The most important features of disc flight are SPIN, ANGLE, DISTANCE and SPEED. All of these elements work together to effect a desired flight situation. Without getting into the physics of all this, I'll attempt to clarify these terms for you. It might help to get a disc in hand to help visualize these concepts.

SPIN is defined two ways: direction and amount. Direction (clockwise/counterclockwise) is determined by the way the disc is released, either right or left-handed, or by throwing technique (forehand or backhand). The amount of spin needed for successful completions in varying conditions can be determined by a little ingenuity and lots of practice. The most important thing to remember is that maximum spin = maximum stability; less wobble means easier catches. Major amounts of spin mean greater air times. Windy conditions require more spin.

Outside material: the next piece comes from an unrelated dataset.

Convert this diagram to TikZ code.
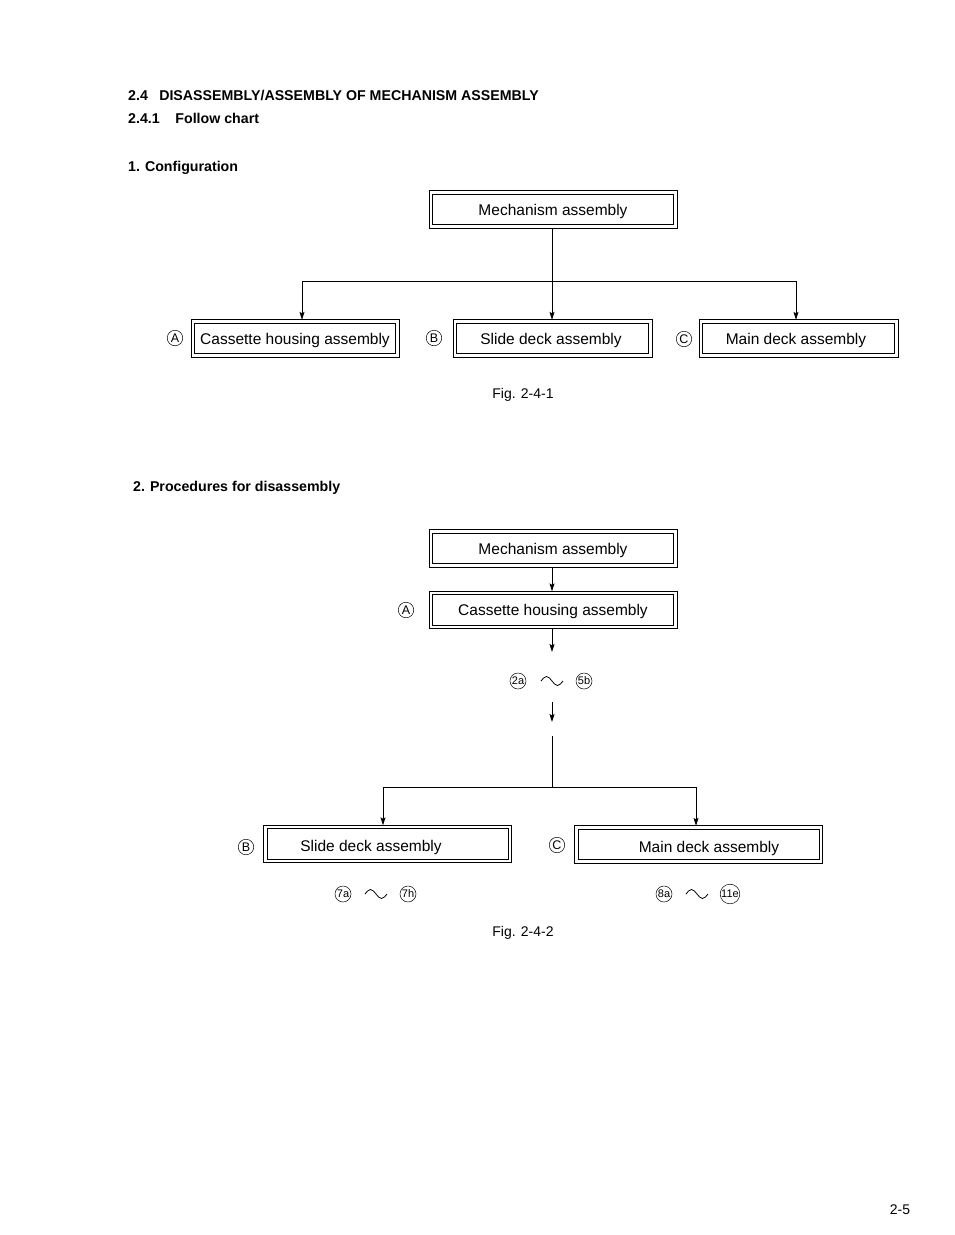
\documentclass[tikz,border=0pt]{standalone}
\usepackage{fontspec}
\setmainfont{Liberation Sans}
\usetikzlibrary{arrows.meta}
\begin{document}
\begin{tikzpicture}[x=1pt,y=-1pt,
  every node/.style={inner sep=0pt},
  boxfont/.style={font=\fontsize{15.5}{18}\selectfont, text depth=0pt},
  dbox/.style={draw=black, line width=0.8pt, minimum height=30.5pt, boxfont},
  outer/.style={line width=0.8pt},
  head/.style={anchor=west, font=\fontsize{14.2}{16}\bfseries\selectfont},
  circ/.style={circle, draw, line width=0.5pt, inner sep=0.3pt, minimum size=15.5pt, font=\fontsize{12.5}{12}\selectfont},
  ncirc/.style={circle, draw, line width=0.5pt, inner sep=0.2pt, minimum size=16pt, font=\fontsize{11}{11}\selectfont},
  figcap/.style={font=\fontsize{14}{16}\selectfont},
  conn/.style={line width=0.9pt},
  arr/.style={line width=0.9pt, -{Stealth[length=8pt,width=5pt,inset=1.5pt]}},
  wave/.style={line width=0.8pt}
]
\useasboundingbox (0,0) rectangle (954,1235);

% headings
\node[head] (h1) at (128,95) {2.4\hspace{0.8em}DISASSEMBLY/ASSEMBLY OF MECHANISM ASSEMBLY};
\node[head] (h2) at (128,118) {2.4.1\hspace{1.1em}Follow chart};
\node[head] (h3) at (128,168) {1.\hspace{0.35em}Configuration};
\node[head] (h4) at (133,488) {2.\hspace{0.35em}Procedures for disassembly};

% ---------- Fig 1 ----------
\node[dbox, minimum width=241pt] (m1) at (553,209.5) {Mechanism assembly};
\node[dbox, minimum width=201pt] (a1) at (295,338.5) {Cassette housing assembly};
\node[dbox, minimum width=192pt] (b1) at (552.5,338.5) {\hspace{-3pt}Slide deck assembly};
\node[dbox, minimum width=192pt] (c1) at (798.5,338.5) {\hspace{-5pt}Main deck assembly};
\foreach \n in {m1,a1,b1,c1}
  \draw[outer] ([shift={(-3,-3)}]\n.north west) rectangle ([shift={(3,3)}]\n.south east);
\node[circ] (la1) at (175,338) {A};
\node[circ] (lb1) at (434,338) {B};
\node[circ] (lc1) at (684,339) {C};

\coordinate (j1) at (552,281);
\coordinate (ja) at (302,281);
\coordinate (jc) at (796,281);
\draw[conn] ([yshift=-3pt]m1.south -| j1) -- (j1);
\draw[conn] (ja) -- (jc);
\draw[arr] (ja) -- ([yshift=3pt]ja |- a1.north);
\draw[arr] (j1) -- ([yshift=3pt]j1 |- b1.north);
\draw[arr] (jc) -- ([yshift=3pt]jc |- c1.north);

\node[figcap] (f1) at (523,395) {Fig. 2-4-1};

% ---------- Fig 2 ----------
\node[dbox, minimum width=241pt] (m2) at (553,548.5) {Mechanism assembly};
\node[dbox, minimum width=241pt] (a2) at (553,610) {Cassette housing assembly};
\node[circ] (la2) at (406,610) {A};

\node[dbox, minimum width=241pt] (b2) at (387.5,844) {};
\node[boxfont] (tb2) at (371,846) {Slide deck assembly};
\node[dbox, minimum width=241pt] (c2) at (698.5,844.5) {};
\node[boxfont] (tc2) at (709,847) {Main deck assembly};
\foreach \n in {m2,a2,b2,c2}
  \draw[outer] ([shift={(-3,-3)}]\n.north west) rectangle ([shift={(3,3)}]\n.south east);
\node[circ] (lb2) at (246,847) {B};
\node[circ] (lc2) at (557,845) {C};

\coordinate (k0) at (552,652);
\coordinate (k1) at (552,702);
\coordinate (k2) at (552,722);
\coordinate (k3) at (552,736);
\coordinate (k4) at (552,787);
\coordinate (kb) at (383,787);
\coordinate (kc) at (696,787);

\draw[arr] ([yshift=-3pt]m2.south -| k0) -- ([yshift=3pt]a2.north -| k0);
\draw[arr] ([yshift=-3pt]a2.south -| k0) -- (k0);
\draw[arr] (k1) -- (k2);
\draw[conn] (k3) -- (k4);
\draw[conn] (kb) -- (kc);
\draw[arr] (kb) -- ([yshift=3pt]kb |- b2.north);
\draw[arr] (kc) -- ([yshift=3pt]kc |- c2.north);

\node[ncirc] (n2a) at (518,681) {2a};
\draw[wave] (541,681) sin (546.5,676.5) cos (552,681) sin (557.5,685.5) cos (563,681);
\node[ncirc] (n5b) at (584,681) {5b};

\node[ncirc] (n7a) at (343,894) {7a};
\draw[wave] (365,894) sin (370.5,889.5) cos (376,894) sin (381.5,898.5) cos (387,894);
\node[ncirc] (n7h) at (408,894) {7h};

\node[ncirc] (n8a) at (664,894) {8a};
\draw[wave] (686,894) sin (691.5,889.5) cos (697,894) sin (702.5,898.5) cos (708,894);
\node[ncirc] (n11e) at (730,894) {11e};

\node[figcap] (f2) at (523,933) {Fig. 2-4-2};
\node[figcap] (pg) at (900,1210) {2-5};
\end{tikzpicture}
\end{document}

Disc ANGLE has become a major focus for me because a well-placed throw that has the wrong angle for your dog's approach to the disc can make for a very difficult grab. On the other hand, disc angle can be utilized to create some very dramatic and athletic catches by your canine teammate. The main cause of angled flight is the angle of the disc when released. Release angle determines a right or left curve path. Also, throws into the wind with the front edge (nose) too high can cause the disc to lift out of play, or worse, out of position, thereby disrupting the flow of your routine.

DISTANCE is pretty simple and should be carefully considered when the number of throws/time, wind, energy level of Fido, confidence of thrower or playing area limitations are a factor.

SPEED of the disc can be easily translated as how hard you throw in relation to the wind. Throws with the wind will go fast and throws into the wind will be slow. It must always be kept in mind that a disc thrown into the wind will climb and one thrown with the wind will drop. The wind will be your adversary and can only be overcome with actual practice. In all throwing you must spend time on the field practicing your goals.

In my opinion this is an awful lot to digest, so work on one factor at a time and all things will fall into place with plenty of practice. Learning to work two dogs at once has forced me to realize how important disc placement really is to execution of a consistent routine as well as just enjoying the activity. I feel certain that proper disc placement has prevented dogfights and collisions. Dexter and Tille work much harder when they have more teasing throws and a variety of throws to catch. Amazingly enough, they seem proud when they pull off a difficult or new catch. Remember you are a team and if you fail to do your part, your partner will have a frustrating time doing his. My guess is that your partner will most likely live up to your expectations if you can live up to expectations you place on yourself. Good luck to all, and PRACTICE so you can focus those prayers on good weather and excellent health. And remember to HAVE FUN!!!